Last month, one of my customers’ business leaders told me, with complete confidence, that value stream mapping was “an engineering thing.” He filed it somewhere below the strategy table, next to deployment pipelines and Jira boards. He’s right about where it started. He’s badly wrong about where it belongs now.
For about thirty years, we ran on a comfortable story: The business decides what it wants, and IT delivers it. Technology was a cost center, a service desk, a supporting act. I spent a good part of my career inside that story. It’s over.

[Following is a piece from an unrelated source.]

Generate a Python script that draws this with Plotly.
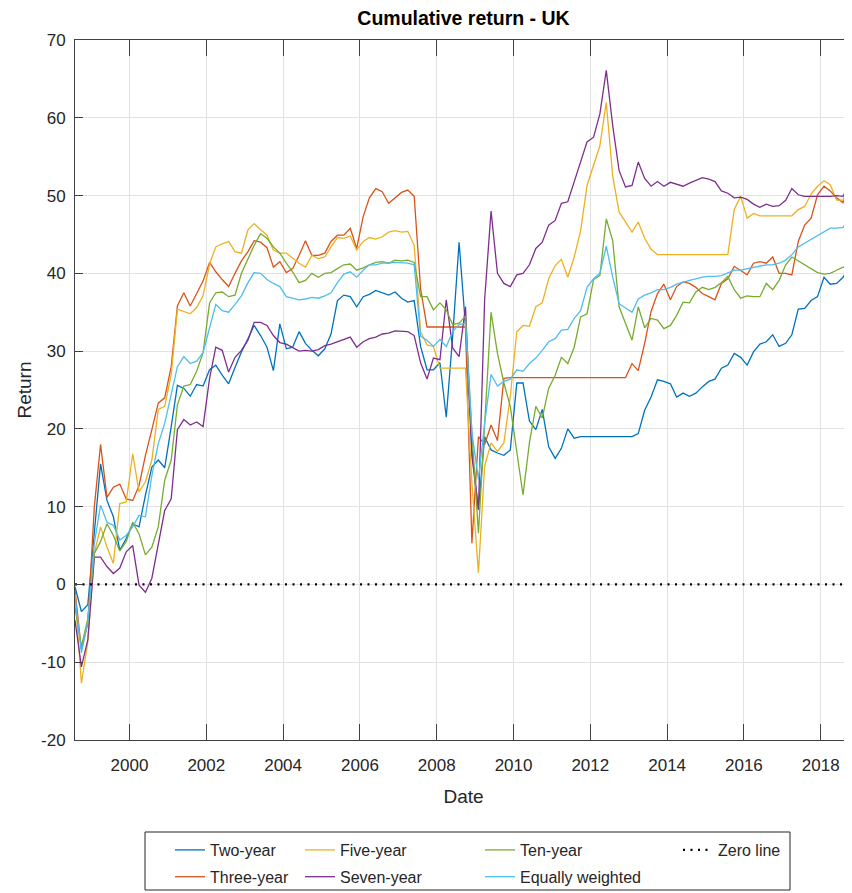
import pandas as pd
import plotly.graph_objects as go

# ---------------- data (bi-monthly readings, Aug 1998 .. Oct 2018) ----------------
dates = pd.date_range("1998-08-01", "2018-10-01", freq="2MS")

two_year = [
    -0.3, -3.5, -2.6,
    6.5, 15.5, 10.8, 8.7, 4.4, 5.9,
    7.8, 7.4, 11.5, 15.1, 16.0, 15.0,
    20.3, 25.6, 25.2, 24.2, 25.7, 25.5,
    27.6, 28.2, 26.9, 25.8, 27.9, 29.9,
    31.6, 33.3, 32.0, 30.5, 27.5, 33.5,
    30.3, 30.5, 32.5, 31.0, 30.1, 29.4,
    30.3, 32.2, 36.5, 37.2, 37.0, 35.7,
    37.0, 37.3, 37.8, 37.5, 37.2, 37.6,
    36.8, 36.3, 36.5, 30.6, 27.6, 27.6,
    28.5, 21.5, 31.9, 44.0, 33.2, 17.3,
    9.6, 19.0, 17.3, 16.9, 16.6, 17.3,
    25.9, 25.9, 21.0, 19.9, 22.5, 17.7,
    16.2, 17.5, 20.0, 18.8, 19.0, 19.0,
    19.0, 19.0, 19.0, 19.0, 19.0, 19.0,
    19.0, 19.4, 22.4, 24.1, 26.3, 26.1,
    25.8, 24.1, 24.6, 24.2, 24.6, 25.4,
    26.1, 26.4, 27.8, 28.2, 29.7, 29.2,
    28.2, 29.9, 30.9, 31.2, 32.1, 30.6,
    31.0, 32.1, 35.4, 35.5, 36.5, 37.0,
    39.5, 38.6, 38.7, 39.5, 40.9,
]

three_year = [
    -0.7, -8.4, -5.0,
    10.0, 18.0, 11.2, 12.5, 12.9, 11.0,
    10.8, 12.7, 16.6, 19.9, 23.3, 24.0,
    28.0, 35.8, 37.5, 35.8, 37.3, 39.0,
    41.4, 40.2, 39.2, 38.3, 40.0, 41.6,
    42.8, 44.2, 44.0, 43.3, 40.8, 41.5,
    40.1, 40.6, 42.3, 44.2, 42.3, 42.3,
    42.6, 44.1, 44.9, 44.9, 45.8, 43.2,
    47.3, 49.7, 50.9, 50.5, 49.0, 49.7,
    50.4, 50.7, 49.9, 38.0, 33.1, 33.1,
    33.1, 33.1, 33.1, 33.1, 33.1, 5.3,
    19.0, 18.0, 20.5, 18.5, 26.5, 26.6,
    26.6, 26.6, 26.6, 26.6, 26.6, 26.6,
    26.6, 26.6, 26.6, 26.6, 26.6, 26.6,
    26.6, 26.6, 26.6, 26.6, 26.6, 26.6,
    28.4, 27.5, 31.0, 35.1, 37.4, 38.6,
    36.6, 38.3, 38.9, 38.7, 38.2, 37.4,
    37.0, 36.6, 38.7, 39.3, 40.9, 40.4,
    39.8, 41.3, 41.5, 41.3, 42.1, 40.0,
    40.0, 39.8, 44.1, 46.2, 47.1, 50.1,
    51.2, 50.6, 49.7, 49.1, 52.2,
]

five_year = [
    -1.2, -12.7, -7.4,
    4.0, 7.4, 4.8, 2.7, 10.4, 10.6,
    16.8, 11.9, 13.2, 16.0, 22.5, 22.9,
    27.0, 35.4, 35.1, 34.8, 35.6, 37.1,
    41.2, 43.4, 43.8, 44.1, 42.8, 42.6,
    45.6, 46.4, 45.6, 44.9, 43.0, 42.6,
    42.6, 41.9, 41.3, 40.8, 42.3, 41.9,
    42.1, 43.4, 44.6, 44.5, 44.8, 43.0,
    44.1, 44.6, 44.4, 44.7, 45.3, 45.5,
    45.3, 45.4, 43.6, 32.5, 30.8, 30.6,
    27.8, 27.8, 27.8, 27.8, 27.8, 13.0,
    1.5, 15.2, 18.2, 17.1, 18.2, 24.2,
    32.5, 33.3, 33.2, 35.7, 36.2, 39.3,
    41.0, 41.8, 39.5, 42.1, 45.5, 51.3,
    53.9, 56.4, 62.0, 52.5, 47.9, 46.6,
    45.3, 46.6, 44.5, 43.1, 42.4, 42.4,
    42.4, 42.4, 42.4, 42.4, 42.4, 42.4,
    42.4, 42.4, 42.4, 42.4, 48.2, 49.9,
    47.1, 47.7, 47.4, 47.4, 47.4, 47.4,
    47.4, 47.4, 48.2, 48.6, 50.2, 51.2,
    51.9, 51.4, 49.4, 49.4, 51.8,
]

seven_year = [
    -4.6, -10.6, -7.1,
    3.5, 3.5, 2.3, 1.4, 2.1, 4.2,
    5.0, -0.1, -1.0, 0.8, 5.3, 9.5,
    11.0, 19.9, 21.2, 20.5, 20.9, 20.3,
    26.5, 30.5, 30.1, 27.3, 29.2, 30.1,
    31.4, 33.7, 33.7, 33.3, 32.0, 31.1,
    30.9, 30.4, 30.0, 30.1, 30.0, 30.2,
    30.7, 30.9, 31.2, 31.5, 31.8, 30.5,
    31.2, 31.6, 31.8, 32.2, 32.3, 32.6,
    32.5, 32.5, 32.0, 28.5, 26.4, 29.1,
    28.9, 36.6, 30.4, 29.3, 35.7, 16.5,
    9.6, 36.6, 48.0, 40.0, 38.7, 38.3,
    39.8, 40.0, 41.1, 43.2, 44.0, 46.2,
    46.8, 49.0, 49.2, 51.7, 54.1, 56.9,
    57.5, 60.5, 66.1, 59.0, 53.2, 51.1,
    51.3, 54.3, 52.2, 51.2, 51.8, 51.2,
    51.7, 51.5, 51.2, 51.6, 51.9, 52.3,
    52.1, 51.8, 50.6, 50.3, 49.7, 49.8,
    49.5, 48.9, 48.5, 48.9, 48.6, 48.7,
    49.4, 50.9, 50.1, 49.9, 49.9, 49.9,
    49.9, 49.9, 50.0, 49.9, 51.6,
]

ten_year = [
    -2.9, -8.0, -4.4,
    4.0, 5.5, 7.8, 6.3, 4.3, 5.5,
    8.0, 6.5, 3.8, 4.8, 7.4, 13.4,
    16.0, 23.1, 25.5, 25.7, 27.4, 29.8,
    36.2, 37.5, 37.6, 37.0, 37.2, 40.0,
    41.9, 43.6, 45.1, 44.5, 43.4, 42.6,
    41.3, 40.2, 38.8, 39.1, 40.0, 39.5,
    40.0, 40.1, 40.6, 41.1, 41.2, 40.4,
    40.7, 41.1, 41.4, 41.5, 41.3, 41.7,
    41.6, 41.7, 41.4, 37.0, 37.0, 35.3,
    36.2, 35.3, 33.4, 33.6, 34.5, 19.5,
    6.6, 19.9, 35.0, 29.7, 25.9, 22.9,
    17.3, 11.5, 18.2, 22.9, 21.4, 25.2,
    26.9, 29.2, 28.4, 30.5, 34.4, 34.8,
    39.2, 39.7, 47.0, 44.2, 35.7, 33.5,
    31.4, 35.7, 33.0, 34.2, 34.0, 32.9,
    33.3, 34.6, 36.3, 36.2, 37.6, 38.2,
    37.9, 38.2, 38.8, 39.6, 37.9, 36.8,
    37.1, 37.0, 37.0, 38.7, 37.9, 39.1,
    41.1, 42.1, 41.6, 41.0, 40.6, 40.1,
    39.9, 40.0, 40.4, 40.8, 40.9,
]

equally_weighted = [
    -1.6, -8.8, -4.8,
    5.3, 10.2, 8.0, 7.6, 5.7, 6.3,
    7.4, 8.9, 8.7, 14.0, 18.1, 20.7,
    24.4, 28.0, 29.3, 28.4, 28.7, 29.8,
    33.0, 36.0, 35.2, 35.0, 36.0, 37.1,
    38.8, 40.1, 40.0, 39.2, 38.7, 38.3,
    37.0, 36.8, 36.6, 36.7, 36.9, 36.8,
    37.1, 37.5, 38.8, 39.9, 40.2, 39.5,
    40.4, 41.1, 41.1, 41.3, 41.3, 41.4,
    41.3, 41.3, 41.1, 31.9, 31.4, 30.6,
    31.5, 30.6, 32.5, 33.4, 33.6, 19.5,
    13.5, 20.7, 27.0, 25.5, 26.1, 26.4,
    27.6, 27.4, 28.4, 29.1, 30.1, 31.2,
    31.6, 32.7, 32.8, 34.2, 35.2, 38.2,
    39.3, 40.0, 43.5, 39.5, 36.1, 35.5,
    35.0, 36.7, 37.2, 37.5, 37.9, 37.9,
    38.2, 38.6, 38.9, 39.1, 39.3, 39.5,
    39.6, 39.6, 39.7, 40.0, 40.4, 40.4,
    40.6, 40.8, 41.0, 41.1, 41.1, 41.3,
    41.7, 42.4, 43.4, 43.9, 44.4, 44.9,
    45.3, 45.8, 45.8, 45.9, 47.2,
]

zero_line = [0.0] * len(dates)

series_names = ["Two-year", "Three-year", "Five-year", "Seven-year",
                "Ten-year", "Equally weighted"]
series_values = [two_year, three_year, five_year, seven_year,
                 ten_year, equally_weighted]
series_colors = ["#0072BD", "#D95319", "#EDB120", "#7E2F8E", "#77AC30", "#4DBEEE"]
series_legends = ["legend", "legend", "legend2", "legend2", "legend3", "legend3"]

year_ticks = [f"{y}-01-01" for y in range(2000, 2019, 2)]
year_labels = [str(y) for y in range(2000, 2019, 2)]
return_ticks = list(range(-20, 71, 10))
return_labels = [str(v) for v in return_ticks]

# ---------------- figure ----------------
FONT = "Liberation Sans, Arial, Helvetica, sans-serif"
TXT = "#262626"

fig = go.Figure()
for name, vals, col, lg in zip(series_names, series_values, series_colors, series_legends):
    assert len(vals) == len(dates), (name, len(vals))
    fig.add_trace(go.Scatter(x=dates, y=vals, mode="lines", name=name,
                             legendgroup=name,
                             line=dict(color=col, width=1.3), legend=lg))
fig.add_trace(go.Scatter(x=dates, y=zero_line, mode="lines", name="Zero line",
                         legendgroup="Zero line",
                         line=dict(color="black", width=2.2, dash="2px,5.5px"),
                         legend="legend4"))

# page body adds an 8px offset; figure sized so the page fills 852x893
OFF = 8
W, H = 852 - OFF, 893 - OFF
L, R, T = 75 - OFF, 0, 40 - OFF
B = H - (740 - OFF)
pw, ph = W - L - R, H - T - B


def px(xscreen):
    return (xscreen - OFF - L) / pw


def py(yscreen):
    return (H - B - (yscreen - OFF)) / ph


leg_common = dict(orientation="v", xanchor="left", yanchor="top",
                  bgcolor="rgba(0,0,0,0)", borderwidth=0,
                  font=dict(family=FONT, size=16, color=TXT),
                  itemwidth=30, tracegroupgap=3)

LEG_TOP = 833
fig.update_layout(
    width=W, height=H,
    margin=dict(l=L, r=R, t=T, b=B, pad=0, autoexpand=False),
    paper_bgcolor="white", plot_bgcolor="white",
    font=dict(family=FONT, color=TXT, size=16),
    title=dict(text="<b>Cumulative return - UK</b>", x=0.5, xref="paper",
               y=1 - (18 - OFF) / H, yref="container", xanchor="center", yanchor="middle",
               font=dict(family=FONT, size=19.5, color="black")),
    showlegend=True,
    legend=dict(x=px(170), y=py(LEG_TOP), **leg_common),
    legend2=dict(x=px(300), y=py(LEG_TOP), **leg_common),
    legend3=dict(x=px(480), y=py(LEG_TOP), **leg_common),
    legend4=dict(x=px(678), y=py(LEG_TOP), **leg_common),
    shapes=[dict(type="rect", xref="paper", yref="paper",
                 x0=px(145), x1=px(790), y0=py(890), y1=py(832),
                 line=dict(color="#262626", width=1), fillcolor="white", layer="below")],
)

fig.update_xaxes(
    type="date", range=["1998-08-01", "2018-10-25"], automargin=False,
    tickvals=year_ticks, ticktext=year_labels,
    ticks="inside", ticklen=16, tickwidth=1, tickcolor="#404040",
    showline=True, linecolor="#404040", linewidth=1, mirror="ticks",
    showgrid=True, gridcolor="#e2e2e2", gridwidth=1, zeroline=False,
    tickfont=dict(family=FONT, size=17, color=TXT), ticklabelstandoff=10,
    title=dict(text="Date", font=dict(family=FONT, size=19, color=TXT), standoff=15),
)
fig.update_yaxes(
    range=[-20, 70], automargin=False,
    tickvals=return_ticks, ticktext=return_labels,
    ticks="inside", ticklen=8, tickwidth=1, tickcolor="#404040",
    showline=True, linecolor="#404040", linewidth=1, mirror=False,
    showgrid=True, gridcolor="#e2e2e2", gridwidth=1, zeroline=False,
    tickfont=dict(family=FONT, size=17, color=TXT), ticklabelstandoff=5,
    title=dict(text="Return", font=dict(family=FONT, size=19, color=TXT), standoff=4),
)

fig.write_html("out.html")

More than a decade ago, Marc Andreessen warned in the Wall Street Journal that “software is eating the world.” Today, the meal is almost finished. In a digitalized company, the product is software-augmented, the supply chain is one of the data flows, and the customer relationship is an interface. And in the AI era, it goes one step further: At CES 2025, Nvidia’s Jensen Huang predicted that “the IT department of every company is going to be the HR department of AI agents.” (2) The function we used to treat as plumbing is now expected to hire, train, and manage a digital workforce.
When the engine room and the boardroom run on the same machinery, the tools that map that machinery stop being technical. They become strategy. Two of them are climbing into the boardroom right now — Value Stream Mapping and Wardley Mapping are good examples, and I expect more tools born in IT to follow; look at what’s already happening in risk management.
You Already Use “Promoted” Tools — You Just Don‘t Call Them That
This is the part I watch leaders miss most often. The strategy tools you already trust were promoted from somewhere humbler. SWOT, the boardroom’s comfort blanket, came out of mid-century corporate planning. The flowchart you scribble on a whiteboard is the grandparent of your operating model. VSM and Wardley Mapping are climbing the same stairs.
Take Value Stream Mapping. Strip away the Lean vocabulary and it answers three questions every director already asks in some form: Where does value actually flow? Where does it stall? And where are we dangerously dependent on a single supplier, system, or person? In the companies I work with, the map almost always surfaces something the org chart hides — the same capability built three times in three systems, or eleven days quietly lost at one hand-off nobody owns. Those aren’t engineering questions. They sit behind every margin review and every acquisition.
What Wardley Actually Said About Strategy
Wardley Mapping is even more open about its boardroom ambition, and its creator is refreshingly blunt about why it exists. Simon Wardley, a former CEO whose book Wardley Maps has become a standard reference, built the method out of frustration with the very tools executives lean on. Looking back on years of running a company on instinct and good storytelling, he concluded the whole thing “had more in common with alchemy than chess.”
His sharpest line lands on the boardroom’s favorite artifact. Picture a general on the eve of battle who admits he has no map and no feel for the terrain — “but have no fear, for I have created a SWOT diagram!” Wardley’s reaction: He’d “flee in panic.”
I don’t read that as “SWOT is useless.” I read it as a warning. Most strategy tools describe your situation without telling you where you’re standing in it. Wardley Mapping exists to fix exactly that: To give leaders situational awareness before they commit. Or, in his own words, strategy is “the art of manipulating an environment to gain a desirable outcome.” You can’t manipulate an environment you can’t see.
What Changes When These Tools Reach the Boardroom
The moment a value stream map or a Wardley map enters an executive conversation, the conversation changes shape. “Engineering is slow” becomes “value stalls for eleven days at a hand-off we could remove.” “Should we build or buy?” becomes a visible bet on which capabilities are sliding toward commodity and which are still worth owning. The diagram stops being a deliverable and becomes the agenda: a shared view of where to invest, what to step away from, and what’s actually worth defending.
And notice what just happened to you while reading this. If you’ve ever drawn a process on a whiteboard or argued about what to outsource, you’ve already built rough versions of both tools. You already think this way; you just haven’t had the right tools in front of you. That gap is easy to close.
The One Question for Your Next Meeting
So here’s the single thing worth carrying into your next leadership meeting: Stop asking whether a tool is “technical.” Ask whether it gives you situational awareness.
The org chart is the worst possible map of where strategy actually lives today.
If you want to see this in practice — VSM used not for DevOps tickets but for digital-sovereignty calls, portfolio consolidation, and working out where AI genuinely belongs in a business — that’s the conversation we’re having at Flowtopia Live 2026, a community built around treating flow as a business discipline rather than an engineering chore. I dug into several of these examples in my recent Techstrong TV interview, if you’d like a preview.
The tools have already made the move from the engine room to the boardroom. So before your next strategy meeting, ask yourself one thing: Which ‘technical’ tool in your organization is already doing strategy work — and why isn’t it at the table yet?